Tout à l'heure nous trouvions dans les fresques de la chapelle Sixtine la marque du génie sculptural de Michel-Ange. Dans les tombeaux des Médicis nous observons qu'à son génie de sculpteur s'est ajouté un sentiment de peintre. Non seulement les effets de clair-obscur, résultant de la manière dont les figures sont composées, sont du domaine de la peinture, mais la pratique même du ciseau n'est pas sans ressemblance avec le travail de la brosse ou du pinceau. Ainsi, quelques beaux morceaux de nu sculptés dans la masse et traités comme en bas-relief sont terminés jusqu'au poli; dans cet état, ils demeurent entourés comme d'une gangue de marbre brut qu'on croirait inutile, mais qui, habilement rayée par le ciseau, les enserre.
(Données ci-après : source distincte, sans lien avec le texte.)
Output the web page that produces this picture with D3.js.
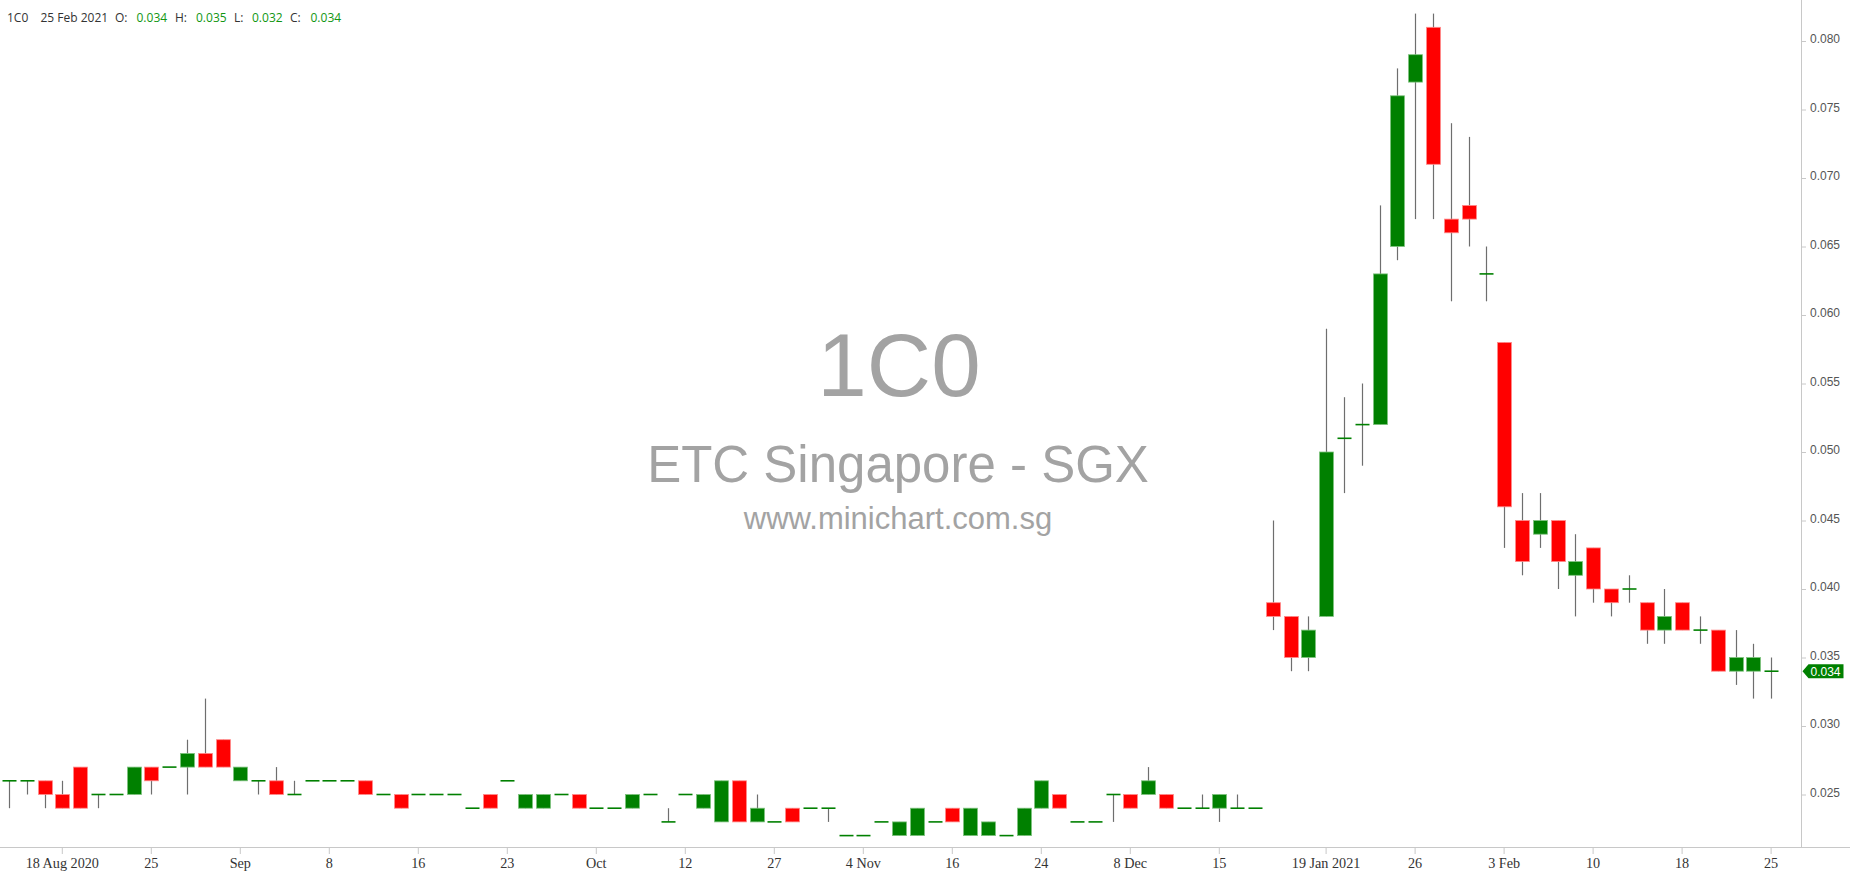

Ils s'en détachent par l'opposition du travail, comme ferait, dans un tableau, une partie vivement éclairée sur un fond à demi teinté.

Ce qui donne quelque intérêt à cette réflexion c'est qu'il ne semble pas que ces parties du marbre, restes apparents de l'ébauche, aient été destinées à disparaître jamais: En, les enlevant il se fût produit des évidements, un affaiblissement de la masse, des cavités ou des à-jours dont l'ensemble aurait eu à souffrir: Il faut donc considérer ces empâtements, non comme un superflu, non comme la marque d'un travail inachevé; mais bien comme une sorte de condiment destiné à renforcer la masse, à éviter les noirs trop grands et à faire en sculpture l'office qui dans la peinture est rempli par un fond.

En terminant cette partie de notre travail, nous sommes autorisé à parler de quelques autres œuvres de Michel-Ange, qui appartiennent aussi à la période de temps qui s'écoula de 1520 à 1536. Nous ne croyons pas qu'il y ait lieu d'examiner le Christ de la Minerve: bien que la composition appartienne à Michel-Ange, on peut dire qu'il est à peine de sa main. Envoyé de Carrare à Rome, n'étant qu'à l'état d'ébauche, il devait être achevé par Urbano qui n'était pas seulement le serviteur et comptable du grand maître, mais qui paraît avoir été un sculpteur de quelque valeur et aussi de beaucoup de présomption. On sait, par une lettre de Sébastien del Piombo 4, que le Christ gâté en plusieurs endroits par Urbano, fut définitivement terminé par Fred. Frizzi. Dans de telles conditions, nous ne saurions nous y arrêter. Mais il importe de rappeler ici deux ouvrages qui méritent mieux leur célébrité. Le premier; la statue d'Apollino, se rattache d'une manière étroite à l'histoire des tombeaux de la chapelle Saint-Laurent; le second, le Brutus, se réfère également à la révolution de Florence, sinon par la date, du moins par le sentiment dont il est inspiré. L'Apollino fut exécuté pour Baccio Valori, qui avait contribué à faire amnistier Buonarroti, proscrit à la rentrée des Médicis. Ce fut de la part de l'artiste un témoignage de reconnaissance. Par la pose et par le caractère général, l'Apollino n'est pas sans analogie avec les Esclaves; mais il est de proportion beaucoup plus petite. Le dieu nous semble dans l'attitude, non pas de prendre une flèche, ce qu'il ne ferait pas de la main gauche, mais de fermer son carquois, ce qui répondrait à une idée juste: en effet, cet ouvrage coïncide avec la fin des proscriptions. C'est une œuvre fière, robuste, conçue avec une indépendance absolue, et qui, par son mouvement, rappelle le Génie victorieux; enfin c'est une ébauche ardente, comme Michel-Ange en fit à cette époque où sa vie fut si troublée par les événements et par les combats qui se livraient dans sa propre pensée.

Le buste de Brutus aussi est une ébauche, mais des plus avancées. Il n'y faut pas chercher la ressemblance iconique de l'un des Brutus; c'est un buste tout moderne, une image créée à propos d'une idée, une œuvre à la manière de Shakespeare. A voir ce personnage, à considérer sa force, sa puissante encolure, son regard droit et sa bouche épaisse qui est celle d'un orateur tout de passion, on ne songe point à un politique, point à un patricien de l'ancienne Rome, mais à un tribun comme Rienzi.